**Exercise objective:**
Only lines holding the string "this" are wanted; copy each one from the material.

**Extracted data:**
++++++++++

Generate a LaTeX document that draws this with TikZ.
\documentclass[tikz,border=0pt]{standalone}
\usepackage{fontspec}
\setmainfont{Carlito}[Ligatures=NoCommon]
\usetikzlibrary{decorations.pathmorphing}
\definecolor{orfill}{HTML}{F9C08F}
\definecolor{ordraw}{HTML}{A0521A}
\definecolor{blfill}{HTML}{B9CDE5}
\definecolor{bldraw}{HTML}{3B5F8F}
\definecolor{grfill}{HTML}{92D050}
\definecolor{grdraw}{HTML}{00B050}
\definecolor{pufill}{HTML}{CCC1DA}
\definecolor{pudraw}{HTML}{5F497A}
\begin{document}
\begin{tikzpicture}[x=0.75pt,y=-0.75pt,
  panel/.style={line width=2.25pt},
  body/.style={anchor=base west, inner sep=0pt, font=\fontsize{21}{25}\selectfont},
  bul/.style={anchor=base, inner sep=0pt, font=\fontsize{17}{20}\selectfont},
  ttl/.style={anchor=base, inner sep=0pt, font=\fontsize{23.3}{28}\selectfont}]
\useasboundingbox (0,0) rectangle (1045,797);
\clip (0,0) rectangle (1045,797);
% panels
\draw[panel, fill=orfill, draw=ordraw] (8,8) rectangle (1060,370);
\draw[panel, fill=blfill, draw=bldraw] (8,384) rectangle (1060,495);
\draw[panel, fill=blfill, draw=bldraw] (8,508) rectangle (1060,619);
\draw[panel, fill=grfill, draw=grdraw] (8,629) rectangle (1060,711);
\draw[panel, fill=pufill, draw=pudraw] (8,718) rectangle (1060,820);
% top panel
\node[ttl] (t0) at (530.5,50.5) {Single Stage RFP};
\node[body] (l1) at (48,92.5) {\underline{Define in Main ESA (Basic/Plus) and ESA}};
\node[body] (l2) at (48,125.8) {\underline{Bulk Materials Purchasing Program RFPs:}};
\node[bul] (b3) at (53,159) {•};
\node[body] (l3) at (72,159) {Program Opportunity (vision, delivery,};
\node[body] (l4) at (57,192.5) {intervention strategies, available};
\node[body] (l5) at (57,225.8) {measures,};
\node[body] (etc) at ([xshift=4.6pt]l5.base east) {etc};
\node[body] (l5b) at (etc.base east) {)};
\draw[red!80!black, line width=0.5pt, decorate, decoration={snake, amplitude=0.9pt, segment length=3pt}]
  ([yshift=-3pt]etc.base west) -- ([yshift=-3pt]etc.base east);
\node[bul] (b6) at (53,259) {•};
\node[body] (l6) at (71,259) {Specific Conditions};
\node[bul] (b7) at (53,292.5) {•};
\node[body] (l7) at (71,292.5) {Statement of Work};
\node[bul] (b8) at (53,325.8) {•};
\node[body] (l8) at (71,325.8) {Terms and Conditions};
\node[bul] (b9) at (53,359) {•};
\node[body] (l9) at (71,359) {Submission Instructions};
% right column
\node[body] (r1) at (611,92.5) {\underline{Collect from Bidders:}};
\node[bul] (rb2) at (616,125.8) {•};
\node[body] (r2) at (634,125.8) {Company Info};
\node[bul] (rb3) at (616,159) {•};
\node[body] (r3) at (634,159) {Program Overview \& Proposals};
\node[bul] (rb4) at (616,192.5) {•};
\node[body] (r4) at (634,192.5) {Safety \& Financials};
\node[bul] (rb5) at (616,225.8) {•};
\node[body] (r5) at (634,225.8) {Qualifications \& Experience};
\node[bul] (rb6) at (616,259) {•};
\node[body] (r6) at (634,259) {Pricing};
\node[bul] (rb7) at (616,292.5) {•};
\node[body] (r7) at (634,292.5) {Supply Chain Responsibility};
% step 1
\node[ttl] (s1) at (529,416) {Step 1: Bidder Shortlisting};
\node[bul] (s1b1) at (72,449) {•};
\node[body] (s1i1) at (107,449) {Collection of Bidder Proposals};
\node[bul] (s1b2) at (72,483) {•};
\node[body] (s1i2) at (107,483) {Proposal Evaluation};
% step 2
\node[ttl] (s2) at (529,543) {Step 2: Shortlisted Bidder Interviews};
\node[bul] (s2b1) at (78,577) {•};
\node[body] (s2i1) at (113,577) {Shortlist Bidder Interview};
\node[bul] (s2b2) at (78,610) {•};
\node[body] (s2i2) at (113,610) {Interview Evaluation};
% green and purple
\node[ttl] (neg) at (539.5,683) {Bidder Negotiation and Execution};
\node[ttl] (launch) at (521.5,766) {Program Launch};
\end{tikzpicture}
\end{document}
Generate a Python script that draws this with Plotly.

++++++++++

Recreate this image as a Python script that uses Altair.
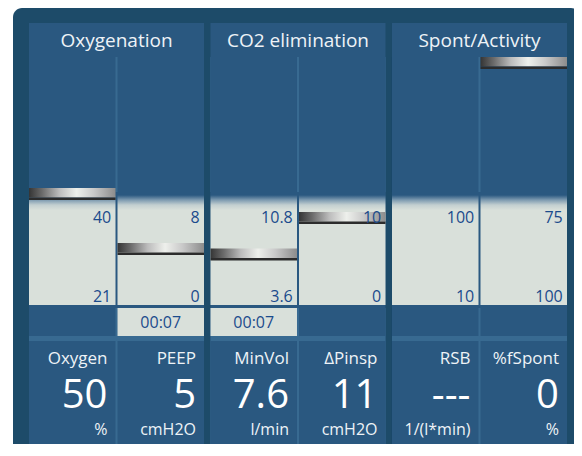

++++++++++

**Solution to the exercise:**
Generate a LaTeX document that draws this with TikZ.
Generate a Python script that draws this with Plotly.
Recreate this image as a Python script that uses Altair.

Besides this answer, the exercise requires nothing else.